*Set exercise*.
Write the data below out exactly as it stands. Do not include the pictures.
— start of Available data —
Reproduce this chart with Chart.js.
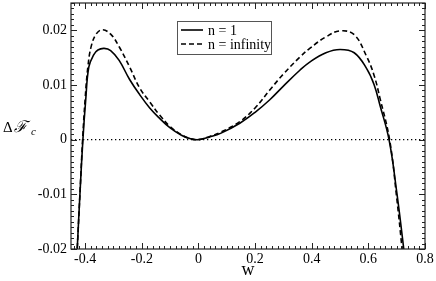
<!DOCTYPE html>
<html>
<head>
<meta charset="utf-8">
<script src="https://cdn.jsdelivr.net/npm/chart.js@4/dist/chart.umd.min.js"></script>
<style>
  body { margin: 0; background: #fff; }
</style>
</head>
<body>
<canvas id="myChart" width="436" height="281"></canvas>
<script>
// curve n = 1 (solid)
var wSolid = [-0.44, -0.428, -0.418, -0.408, -0.398, -0.387, -0.37, -0.355, -0.333, -0.31, -0.28, -0.243, -0.207, -0.172, -0.137, -0.101, -0.06, -0.03, 0, 0.04, 0.08, 0.146, 0.2, 0.252, 0.3, 0.358, 0.393, 0.45, 0.5, 0.55, 0.594, 0.62, 0.641, 0.673, 0.70, 0.725, 0.74];
var fSolid = [-0.033, -0.020, -0.0095, 0.0, 0.0073, 0.0133, 0.0155, 0.0164, 0.0167, 0.0163, 0.0145, 0.0110, 0.0082, 0.0058, 0.0039, 0.0022, 0.0008, 0.0002, 0.0, 0.0005, 0.0012, 0.0030, 0.0050, 0.0073, 0.0098, 0.0127, 0.0142, 0.0159, 0.0165, 0.0159, 0.0130, 0.0101, 0.0063, 0.0, -0.0095, -0.020, -0.027];
// curve n = infinity (dashed)
var wDashed = [-0.44, -0.428, -0.418, -0.409, -0.40, -0.39, -0.378, -0.36, -0.339, -0.31, -0.28, -0.243, -0.207, -0.172, -0.137, -0.10, -0.06, -0.03, 0, 0.04, 0.08, 0.146, 0.2, 0.252, 0.3, 0.358, 0.393, 0.45, 0.5, 0.55, 0.594, 0.62, 0.641, 0.675, 0.70, 0.719, 0.735];
var fDashed = [-0.033, -0.020, -0.0095, 0.0, 0.0075, 0.0135, 0.0172, 0.0194, 0.0201, 0.0193, 0.0170, 0.0133, 0.0094, 0.0069, 0.0045, 0.0024, 0.0009, 0.0002, 0.0, 0.0006, 0.0014, 0.0033, 0.0058, 0.0091, 0.0120, 0.0151, 0.0167, 0.0188, 0.0199, 0.0192, 0.0152, 0.0118, 0.0076, 0.0, -0.0106, -0.020, -0.029];
// dotted zero line
var zeroLineW = [-0.45, 0.8];
var zeroLineF = [0, 0];

// axes
var xTicks = [-0.4, -0.2, 0, 0.2, 0.4, 0.6, 0.8];
var yTicks = [-0.02, -0.01, 0, 0.01, 0.02];
var xMinorStep = 0.02;
var yMinorStep = 0.001;

function pts(xs, ys) {
  return xs.map(function (x, i) { return { x: x, y: ys[i] }; });
}

var serif = '"Liberation Serif", "Times New Roman", serif';

// inward ticks on all four sides, frame, legend and the y label
var framePlugin = {
  id: 'frame',
  afterDatasetsDraw: function (chart) {
    var ctx = chart.ctx, a = chart.chartArea;
    var xs = chart.scales.x, ys = chart.scales.y;
    ctx.save();
    ctx.strokeStyle = '#222';
    ctx.lineWidth = 1;
    ctx.beginPath();
    var i, v, p, len;
    for (i = Math.round(xs.min / xMinorStep); i * xMinorStep <= xs.max + 1e-9; i++) {
      v = i * xMinorStep;
      p = Math.round(xs.getPixelForValue(v)) + 0.5;
      len = (i % 10 === 0) ? 6 : 3;
      ctx.moveTo(p, a.bottom); ctx.lineTo(p, a.bottom - len);
      ctx.moveTo(p, a.top); ctx.lineTo(p, a.top + len);
    }
    for (i = Math.round(ys.min / yMinorStep); i * yMinorStep <= ys.max + 1e-9; i++) {
      v = i * yMinorStep;
      p = Math.round(ys.getPixelForValue(v)) + 0.5;
      len = (i % 10 === 0) ? 6 : 3;
      ctx.moveTo(a.left, p); ctx.lineTo(a.left + len, p);
      ctx.moveTo(a.right, p); ctx.lineTo(a.right - len, p);
    }
    ctx.stroke();
    ctx.lineWidth = 1.2;
    ctx.strokeRect(a.left, a.top, a.right - a.left, a.bottom - a.top);

    // legend box
    var lx = a.left + 106, ly = a.top + 18, lw = 94, lh = 33;
    ctx.fillStyle = '#fff';
    ctx.fillRect(lx, ly, lw, lh);
    ctx.strokeStyle = '#555';
    ctx.lineWidth = 1;
    ctx.strokeRect(lx + 0.5, ly + 0.5, lw, lh);
    var items = chart.data.datasets.filter(function (d) { return d.label; });
    ctx.font = '14px ' + serif;
    ctx.textBaseline = 'middle';
    items.forEach(function (d, k) {
      var y = ly + 9 + k * 14;
      ctx.strokeStyle = '#000';
      ctx.lineWidth = d.borderWidth;
      ctx.setLineDash(d.borderDash || []);
      ctx.beginPath();
      ctx.moveTo(lx + 4, y); ctx.lineTo(lx + 26, y);
      ctx.stroke();
      ctx.setLineDash([]);
      ctx.fillStyle = '#000';
      ctx.fillText(d.label, lx + 31, y + 1);
    });

    // y axis label
    ctx.fillStyle = '#000';
    ctx.textBaseline = 'alphabetic';
    ctx.font = '15px ' + serif;
    ctx.fillText('\u0394', 3, 132);
    ctx.font = 'italic 16px ' + serif;
    ctx.fillText('\u2131', 14, 132);
    ctx.font = 'italic 11px ' + serif;
    ctx.fillText('c', 31, 135);
    ctx.restore();
  }
};

var ctx = document.getElementById('myChart');
var myChart = new Chart(ctx, {
  type: 'line',
  data: {
    datasets: [
      {
        data: pts(wSolid, fSolid),
        label: 'n = 1',
        borderColor: '#000',
        borderWidth: 1.6,
        pointRadius: 0,
        tension: 0.4,
        fill: false
      },
      {
        data: pts(wDashed, fDashed),
        label: 'n = infinity',
        borderColor: '#000',
        borderWidth: 1.6,
        borderDash: [5, 3],
        pointRadius: 0,
        tension: 0.4,
        fill: false
      },
      {
        data: pts(zeroLineW, zeroLineF),
        borderColor: '#000',
        borderWidth: 1.3,
        borderDash: [1.3, 2.7],
        pointRadius: 0,
        fill: false
      }
    ]
  },
  options: {
    responsive: false,
    devicePixelRatio: 1,
    animation: false,
    layout: { padding: { top: 3, right: 11, left: 0, bottom: 0 } },
    plugins: { legend: { display: false }, tooltip: { enabled: false } },
    scales: {
      x: {
        type: 'linear',
        min: -0.45,
        max: 0.8,
        grid: { display: false, drawTicks: false },
        border: { display: false },
        afterBuildTicks: function (s) { s.ticks = xTicks.map(function (v) { return { value: v }; }); },
        afterFit: function (s) { s.height = 32; s.paddingLeft = 0; s.paddingRight = 0; },
        ticks: {
          padding: 2,
          color: '#000',
          font: { family: serif, size: 14 },
          maxRotation: 0,
          callback: function (v) { return String(+v.toFixed(2)); }
        },
        title: {
          display: true,
          text: 'w',
          color: '#000',
          font: { family: serif, size: 18 },
          padding: { top: 0, bottom: 0 }
        }
      },
      y: {
        min: -0.02,
        max: 0.025,
        grid: { display: false, drawTicks: false },
        border: { display: false },
        afterBuildTicks: function (s) { s.ticks = yTicks.map(function (v) { return { value: v }; }); },
        afterFit: function (s) { s.width = 71; s.paddingTop = 0; s.paddingBottom = 0; },
        ticks: {
          padding: 4,
          color: '#000',
          font: { family: serif, size: 14 },
          callback: function (v) { return String(+v.toFixed(3)); }
        }
      }
    }
  },
  plugins: [framePlugin]
});
</script>
</body>
</html>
— end of Available data —
*Answer to this exercise*.
Reproduce this chart with Chart.js.
<!DOCTYPE html>
<html>
<head>
<meta charset="utf-8">
<script src="https://cdn.jsdelivr.net/npm/chart.js@4/dist/chart.umd.min.js"></script>
<style>
  body { margin: 0; background: #fff; }
</style>
</head>
<body>
<canvas id="myChart" width="436" height="281"></canvas>
<script>
// curve n = 1 (solid)
var wSolid = [-0.44, -0.428, -0.418, -0.408, -0.398, -0.387, -0.37, -0.355, -0.333, -0.31, -0.28, -0.243, -0.207, -0.172, -0.137, -0.101, -0.06, -0.03, 0, 0.04, 0.08, 0.146, 0.2, 0.252, 0.3, 0.358, 0.393, 0.45, 0.5, 0.55, 0.594, 0.62, 0.641, 0.673, 0.70, 0.725, 0.74];
var fSolid = [-0.033, -0.020, -0.0095, 0.0, 0.0073, 0.0133, 0.0155, 0.0164, 0.0167, 0.0163, 0.0145, 0.0110, 0.0082, 0.0058, 0.0039, 0.0022, 0.0008, 0.0002, 0.0, 0.0005, 0.0012, 0.0030, 0.0050, 0.0073, 0.0098, 0.0127, 0.0142, 0.0159, 0.0165, 0.0159, 0.0130, 0.0101, 0.0063, 0.0, -0.0095, -0.020, -0.027];
// curve n = infinity (dashed)
var wDashed = [-0.44, -0.428, -0.418, -0.409, -0.40, -0.39, -0.378, -0.36, -0.339, -0.31, -0.28, -0.243, -0.207, -0.172, -0.137, -0.10, -0.06, -0.03, 0, 0.04, 0.08, 0.146, 0.2, 0.252, 0.3, 0.358, 0.393, 0.45, 0.5, 0.55, 0.594, 0.62, 0.641, 0.675, 0.70, 0.719, 0.735];
var fDashed = [-0.033, -0.020, -0.0095, 0.0, 0.0075, 0.0135, 0.0172, 0.0194, 0.0201, 0.0193, 0.0170, 0.0133, 0.0094, 0.0069, 0.0045, 0.0024, 0.0009, 0.0002, 0.0, 0.0006, 0.0014, 0.0033, 0.0058, 0.0091, 0.0120, 0.0151, 0.0167, 0.0188, 0.0199, 0.0192, 0.0152, 0.0118, 0.0076, 0.0, -0.0106, -0.020, -0.029];
// dotted zero line
var zeroLineW = [-0.45, 0.8];
var zeroLineF = [0, 0];

// axes
var xTicks = [-0.4, -0.2, 0, 0.2, 0.4, 0.6, 0.8];
var yTicks = [-0.02, -0.01, 0, 0.01, 0.02];
var xMinorStep = 0.02;
var yMinorStep = 0.001;

function pts(xs, ys) {
  return xs.map(function (x, i) { return { x: x, y: ys[i] }; });
}

var serif = '"Liberation Serif", "Times New Roman", serif';

// inward ticks on all four sides, frame, legend and the y label
var framePlugin = {
  id: 'frame',
  afterDatasetsDraw: function (chart) {
    var ctx = chart.ctx, a = chart.chartArea;
    var xs = chart.scales.x, ys = chart.scales.y;
    ctx.save();
    ctx.strokeStyle = '#222';
    ctx.lineWidth = 1;
    ctx.beginPath();
    var i, v, p, len;
    for (i = Math.round(xs.min / xMinorStep); i * xMinorStep <= xs.max + 1e-9; i++) {
      v = i * xMinorStep;
      p = Math.round(xs.getPixelForValue(v)) + 0.5;
      len = (i % 10 === 0) ? 6 : 3;
      ctx.moveTo(p, a.bottom); ctx.lineTo(p, a.bottom - len);
      ctx.moveTo(p, a.top); ctx.lineTo(p, a.top + len);
    }
    for (i = Math.round(ys.min / yMinorStep); i * yMinorStep <= ys.max + 1e-9; i++) {
      v = i * yMinorStep;
      p = Math.round(ys.getPixelForValue(v)) + 0.5;
      len = (i % 10 === 0) ? 6 : 3;
      ctx.moveTo(a.left, p); ctx.lineTo(a.left + len, p);
      ctx.moveTo(a.right, p); ctx.lineTo(a.right - len, p);
    }
    ctx.stroke();
    ctx.lineWidth = 1.2;
    ctx.strokeRect(a.left, a.top, a.right - a.left, a.bottom - a.top);

    // legend box
    var lx = a.left + 106, ly = a.top + 18, lw = 94, lh = 33;
    ctx.fillStyle = '#fff';
    ctx.fillRect(lx, ly, lw, lh);
    ctx.strokeStyle = '#555';
    ctx.lineWidth = 1;
    ctx.strokeRect(lx + 0.5, ly + 0.5, lw, lh);
    var items = chart.data.datasets.filter(function (d) { return d.label; });
    ctx.font = '14px ' + serif;
    ctx.textBaseline = 'middle';
    items.forEach(function (d, k) {
      var y = ly + 9 + k * 14;
      ctx.strokeStyle = '#000';
      ctx.lineWidth = d.borderWidth;
      ctx.setLineDash(d.borderDash || []);
      ctx.beginPath();
      ctx.moveTo(lx + 4, y); ctx.lineTo(lx + 26, y);
      ctx.stroke();
      ctx.setLineDash([]);
      ctx.fillStyle = '#000';
      ctx.fillText(d.label, lx + 31, y + 1);
    });

    // y axis label
    ctx.fillStyle = '#000';
    ctx.textBaseline = 'alphabetic';
    ctx.font = '15px ' + serif;
    ctx.fillText('\u0394', 3, 132);
    ctx.font = 'italic 16px ' + serif;
    ctx.fillText('\u2131', 14, 132);
    ctx.font = 'italic 11px ' + serif;
    ctx.fillText('c', 31, 135);
    ctx.restore();
  }
};

var ctx = document.getElementById('myChart');
var myChart = new Chart(ctx, {
  type: 'line',
  data: {
    datasets: [
      {
        data: pts(wSolid, fSolid),
        label: 'n = 1',
        borderColor: '#000',
        borderWidth: 1.6,
        pointRadius: 0,
        tension: 0.4,
        fill: false
      },
      {
        data: pts(wDashed, fDashed),
        label: 'n = infinity',
        borderColor: '#000',
        borderWidth: 1.6,
        borderDash: [5, 3],
        pointRadius: 0,
        tension: 0.4,
        fill: false
      },
      {
        data: pts(zeroLineW, zeroLineF),
        borderColor: '#000',
        borderWidth: 1.3,
        borderDash: [1.3, 2.7],
        pointRadius: 0,
        fill: false
      }
    ]
  },
  options: {
    responsive: false,
    devicePixelRatio: 1,
    animation: false,
    layout: { padding: { top: 3, right: 11, left: 0, bottom: 0 } },
    plugins: { legend: { display: false }, tooltip: { enabled: false } },
    scales: {
      x: {
        type: 'linear',
        min: -0.45,
        max: 0.8,
        grid: { display: false, drawTicks: false },
        border: { display: false },
        afterBuildTicks: function (s) { s.ticks = xTicks.map(function (v) { return { value: v }; }); },
        afterFit: function (s) { s.height = 32; s.paddingLeft = 0; s.paddingRight = 0; },
        ticks: {
          padding: 2,
          color: '#000',
          font: { family: serif, size: 14 },
          maxRotation: 0,
          callback: function (v) { return String(+v.toFixed(2)); }
        },
        title: {
          display: true,
          text: 'w',
          color: '#000',
          font: { family: serif, size: 18 },
          padding: { top: 0, bottom: 0 }
        }
      },
      y: {
        min: -0.02,
        max: 0.025,
        grid: { display: false, drawTicks: false },
        border: { display: false },
        afterBuildTicks: function (s) { s.ticks = yTicks.map(function (v) { return { value: v }; }); },
        afterFit: function (s) { s.width = 71; s.paddingTop = 0; s.paddingBottom = 0; },
        ticks: {
          padding: 4,
          color: '#000',
          font: { family: serif, size: 14 },
          callback: function (v) { return String(+v.toFixed(3)); }
        }
      }
    }
  },
  plugins: [framePlugin]
});
</script>
</body>
</html>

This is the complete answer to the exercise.